Jika lafal yang berupa murakkab mazji
adalah sebagai isim alam, maka lafal itu dii’rabi dengan i’rabnya isim ghairu
munsharif, seperti (بَعْلَبَكُّ
بَلْدَةٌ طَيِّبَةُ الهَوَاءِ), (سَكَنْتُ
بَيتَ لَحْمٍ) dan (سَفَرْتُ اِلَى
حَضْرَ مَوْتَ). Kecuali jika
juz keduanya berupa kalimah (وَيْهِ), maka kalimah itu selamanya dimabnikan kasr, seperti (سِيْبَوَيهِ
عَالِمٌ كَبِيْرٌ), (رَأيْتُ
سِيْبَوَيْهِ عَالِمًا كَبِيْرًا) dan (قَرَأْتُ
كِتَابَ سِيْبَوَيْهِ).[2]
Dan jika tidak berupa isim alam,
maka kedua juz dimabnikan fath, seperti (زُرْنِي صَبَاحَ مَسَاءَ) dan (اَنْتَ جَارِي
بَيْتَ بَيْتَ).
f.
Murakkab ‘Adadi
Murakkab
‘adadi termasuk dalam murakkab mazji,
yaitu setiap dua ‘adad (bilangan) yang diantara keduanya terdapat huruf ‘athaf
yang dikira-kirakan.[3]
Murakkab ‘adadi adalah dari hitungan
11 (اَحَدَ
عَشَرَ) sampai 19 (تِسْعَةَ عَشَرَ), dan dari hitungan ke-11 (حَادِي عَشَرَ) sampai hitungan ke-19 (تَاسِعَ عَشَرَ).

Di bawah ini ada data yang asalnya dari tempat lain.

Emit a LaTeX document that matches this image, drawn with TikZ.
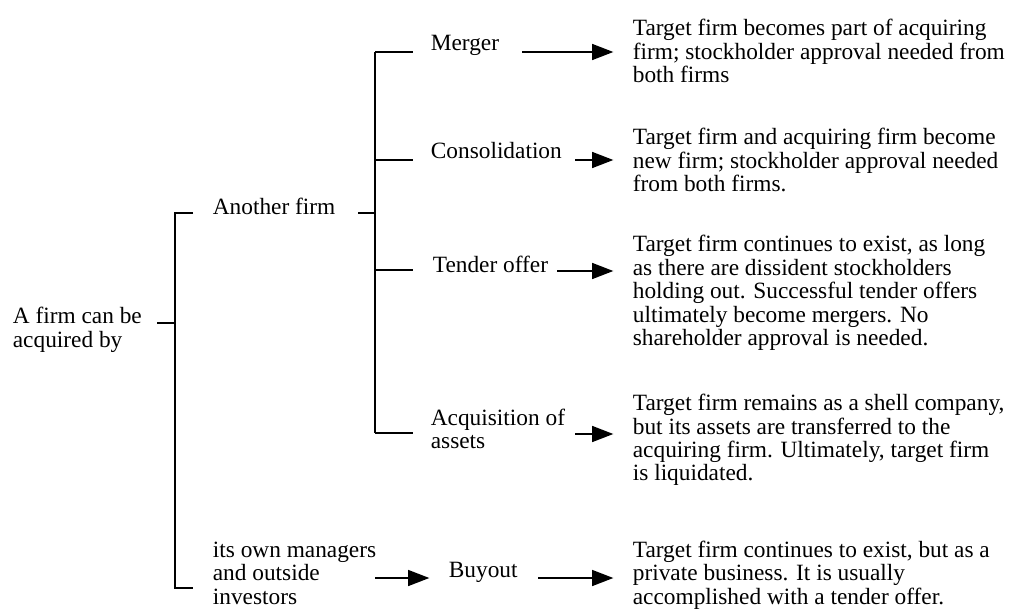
\documentclass[tikz,border=0pt]{standalone}
\usepackage{fontspec}
\setmainfont{Liberation Serif}
\usetikzlibrary{arrows.meta}
\tikzset{
    lbl/.style={anchor=west, align=left, inner sep=0pt, font=\fontsize{17.5}{17.6}\selectfont},
    arr/.style={-{Triangle[length=16pt,width=12pt]}, shorten >=14pt},
}
\begin{document}
\begin{tikzpicture}[x=0.75pt,y=-0.75pt,line width=1.3pt]
    \useasboundingbox (0,0) rectangle (1009,610);
    % labels on the left
    \node[lbl] (root) at (12,330) {A firm can be\\acquired by};
    \node[lbl] (another) at (212,206) {Another firm};
    \node[lbl] (owners) at (212,573) {its own managers\\and outside\\investors};
    % ways of acquiring
    \node[lbl] (merger) at (430,45) {Merger};
    \node[lbl] (consol) at (430,151) {Consolidation};
    \node[lbl] (tender) at (432,264) {Tender offer};
    \node[lbl] (assets) at (430,429) {Acquisition of\\assets};
    \node[lbl] (buyout) at (448,572) {Buyout};
    % what happens to the target
    \node[lbl] (mergerTxt) at (632,51) {Target firm becomes part of acquiring\\firm; stockholder approval needed from\\both firms};
    \node[lbl] (consolTxt) at (632,160) {Target firm and acquiring firm become\\new firm; stockholder approval needed\\from both firms.};
    \node[lbl] (tenderTxt) at (632,293) {Target firm continues to exist, as long\\as there are dissident stockholders\\holding out. Successful tender offers\\ultimately become mergers. No\\shareholder approval is needed.};
    \node[lbl] (assetsTxt) at (632,440) {Target firm remains as a shell company,\\but its assets are transferred to the\\acquiring firm. Ultimately, target firm\\is liquidated.};
    \node[lbl] (buyoutTxt) at (632,575) {Target firm continues to exist, but as a\\private business. It is usually\\accomplished with a tender offer.};
    % first bracket
    \coordinate (rootTick) at (157,323);
    \coordinate (rootJoin) at (175,323);
    \draw (rootTick) -- (rootJoin);
    \draw (193,213) -- (175,213) -- (175,588) -- (193,588);
    % second bracket
    \coordinate (anotherTick) at (358,213);
    \coordinate (anotherJoin) at (375,213);
    \draw (anotherTick) -- (anotherJoin);
    \draw (375,52) -- (375,433);
    \foreach \y in {52,160,270,433}
        \draw (375,\y) -- (413,\y);
    % arrows
    \coordinate (m1) at (522,52);
    \coordinate (c1) at (575,160);
    \coordinate (t1) at (557,271);
    \coordinate (a1) at (575,434);
    \coordinate (o1) at (375,578);
    \coordinate (b1) at (538,578);
    \draw[arr] (m1) -- (m1 -| mergerTxt.west);
    \draw[arr] (c1) -- (c1 -| consolTxt.west);
    \draw[arr] (t1) -- (t1 -| tenderTxt.west);
    \draw[arr] (a1) -- (a1 -| assetsTxt.west);
    \draw[arr] (o1) -- (o1 -| buyout.west);
    \draw[arr] (b1) -- (b1 -| buyoutTxt.west);
\end{tikzpicture}
\end{document}
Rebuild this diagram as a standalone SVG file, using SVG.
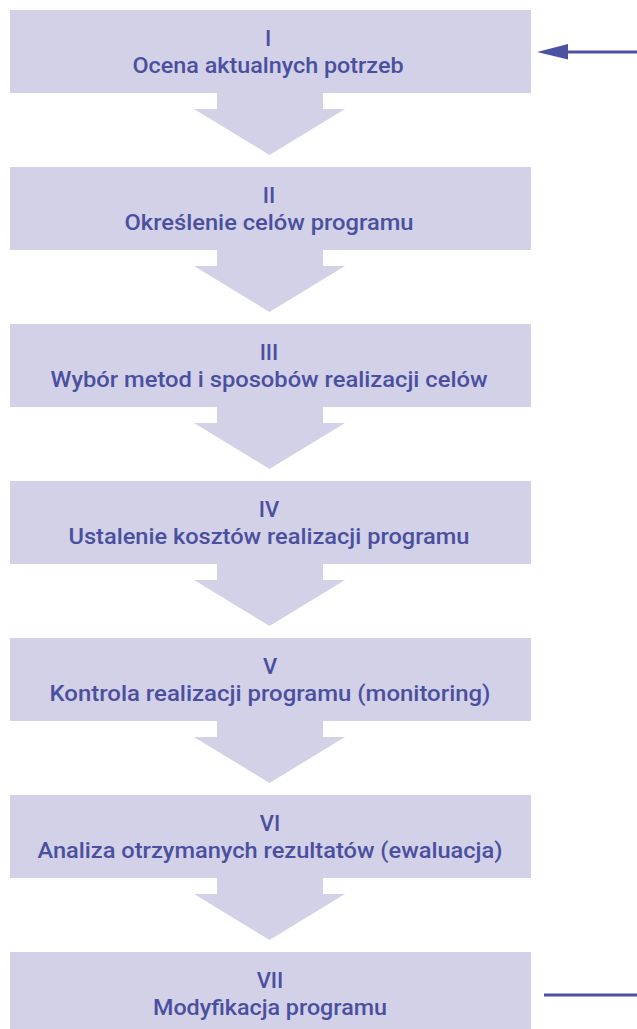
<svg xmlns="http://www.w3.org/2000/svg" width="637" height="1029" viewBox="0 0 637 1029">
<style>
.box{fill:#d3d1e8}
.arr{fill:#d3d1e8}
.t{font-family:Roboto,"Liberation Sans",sans-serif;font-size:22px;font-weight:500;fill:#4a509f;text-anchor:middle}
.ln{stroke:#4c52a3;stroke-width:3;fill:none}
</style>
<defs>
<polygon id="down" class="arr" points="217,0 323,0 323,16 345,16 269.5,62 194,16 217,16"/>
</defs>
<g id="connectors">
<use href="#down" y="93"/>
<use href="#down" y="250"/>
<use href="#down" y="407"/>
<use href="#down" y="564"/>
<use href="#down" y="721"/>
<use href="#down" y="878"/>
<line class="ln" x1="566" y1="52" x2="637" y2="52"/>
<polygon points="537,52 568,44 568,59.5" fill="#4c52a3"/>
<line class="ln" x1="544" y1="995" x2="637" y2="995"/>
</g>
<g id="n1"><rect class="box" x="10" y="10" width="521" height="83"/>
<text class="t" x="268" y="45.5">I</text>
<text class="t" x="268" y="72.5" textLength="271" lengthAdjust="spacingAndGlyphs">Ocena aktualnych potrzeb</text></g>
<g id="n2"><rect class="box" x="10" y="167" width="521" height="83"/>
<text class="t" x="269" y="202.5">II</text>
<text class="t" x="269" y="229.5" textLength="289" lengthAdjust="spacingAndGlyphs">Określenie celów programu</text></g>
<g id="n3"><rect class="box" x="10" y="324" width="521" height="83"/>
<text class="t" x="269" y="359.5">III</text>
<text class="t" x="269" y="386.5" textLength="437" lengthAdjust="spacingAndGlyphs">Wybór metod i sposobów realizacji celów</text></g>
<g id="n4"><rect class="box" x="10" y="481" width="521" height="83"/>
<text class="t" x="269" y="516.5">IV</text>
<text class="t" x="269" y="543.5" textLength="401" lengthAdjust="spacingAndGlyphs">Ustalenie kosztów realizacji programu</text></g>
<g id="n5"><rect class="box" x="10" y="638" width="521" height="83"/>
<text class="t" x="270" y="673.5">V</text>
<text class="t" x="270" y="700.5" textLength="441" lengthAdjust="spacingAndGlyphs">Kontrola realizacji programu (monitoring)</text></g>
<g id="n6"><rect class="box" x="10" y="795" width="521" height="83"/>
<text class="t" x="270" y="830.5">VI</text>
<text class="t" x="270" y="857.5" textLength="465" lengthAdjust="spacingAndGlyphs">Analiza otrzymanych rezultatów (ewaluacja)</text></g>
<g id="n7"><rect class="box" x="10" y="952" width="521" height="83"/>
<text class="t" x="270" y="987.5">VII</text>
<text class="t" x="270" y="1014.5" textLength="234" lengthAdjust="spacingAndGlyphs">Modyfikacja programu</text></g>
</svg>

Adapun hitungan 20 (عِشْرُوْنَ) sampai 99 (تِسْعَةٌ وَ
تِسْعُونَ), maka tidak
termasuk murakkab ‘adadi, karena huruf ‘athafnya disebutkan dalam pelafalan dan
lafal itu termasuk dalam murakkab ‘athfi.
Diwajibkan untuk memfathah kedua
juznya murakkab ‘adadi, baik disaat rafa’, seperti (جَاءَ اَحَدَ
عَشَرَ رَجُلاً), atau nashab,
seperti (رَأَيْتُ
اَحَدَ عَشَرَ كَوْكَباً), atau dijerkan, seperti (اَحِسَنْتُ اِلَى اَحَدَ عَشَرَ
فَقِيْراً). Sedangkan
juz keduanya dimabnikan fathah dan tidak ada tempat baginya dari i’rab,
sehingga juz kedua menempati tempatnya nun isim tatsniyyah.
‘Adad yang berwazan (فَاعِلٌ) yang tersusun dari hitungan
sepuluh –seperti hitungan ke-11 (حَادِي عَشَرَ) sampai ke-19- maka ‘adad itu juga dimabnikan fath kedua
juznya, seperti, (جَاءَ
الرَّابِعَ عَشَرَ), (رَأَيْتُ
الرَّابِعَةَ عَشَرَةَ) dan (مَرَرْتُ
بِالْخَامِسَ عَشَرَ). Kecuali ‘adad
yang juznya yang pertama diakhiri dengan ya’, maka juz awal dari ‘adad itu
dimabnikan sukun, seperti, (جَاءَ الْحَادِيْ عَشَرَ وَ
الثَّانِيْ عَشَرَ), (رَأَيْتُ
الْحَادِيْ عَشَرَ وَ الثَّانِيْ عَشَرَ) dan (مَرَرْتُ
بِالْحَادِيْ عَشَرَ وَ الثَّانِيْ عَشَرَ).